= Operation Show Me How =

International drug enforcement operation coordinated by Interpol

Operation Show Me How was an international drug enforcement operation coordinated by Interpol which began around January 1998.

Interpol is an international agency that coordinates police intelligence and multi-lateral information sharing. International drugs-related operations like Operation Show Me How are a standard part of its mission.

This operation was given the name "Show Me How" because some heroin being smuggled from Thailand was discovered in hollowed out books from a series from that same name.

==The operation==
At some point prior to January 1998, a United Kingdom agency was investigating the international origins of drugs being delivered in small packages to hotels within the United Kingdom. In January 1998, the agency asked Interpol to circulate a data request for drug seizures relating to small packages delivered to hotels.

As is typical of their standard mode of information sharing and cooperation between police agencies, Interpol circulated a request for data searches for this case to around 50 countries and several matches were found. The seizures were mainly in Europe, the heroin from each of these reported seizures had links to Bangkok, Thailand as each parcel seized was posted in Bangkok through express mail. Further, each seized parcel was sent to a European city close to an international airport, such as Heathrow and Frankfurt Airport. After a meeting with international police officials at their headquarters in Lyon, France, Interpol launched Operation Show Me How (named after books which some heroin had been found in).

The investigation uncovered Nigerian criminal gangs running heroin from Bangkok and Pakistan and opium and cocaine from Bogotá, Colombia.

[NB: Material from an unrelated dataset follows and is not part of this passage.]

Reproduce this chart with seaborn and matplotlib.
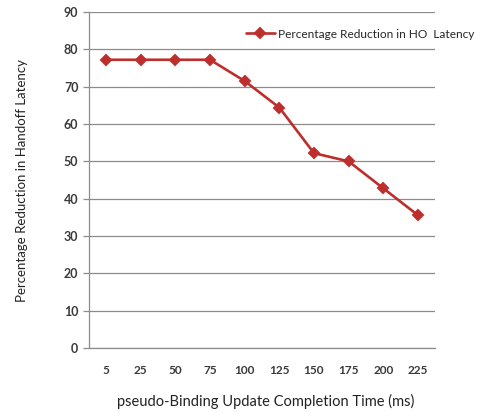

The operation also contributed to undermining the activity of these gangs in the Czech Republic.

In 1999, Interpol suggested that all its member countries should monitor the type of postal system drug smuggling investigated by Operation Show Me How and other operations.

Between 1998 and 2000, Operation Show Me How resulted in many seizures of heroin and opium and a significant number of arrests in various countries., notably in Slovenia, Slovakia, the Czech Republic, Croatia, Niger, South Africa, Zimbabwe, Peru, and Brazil.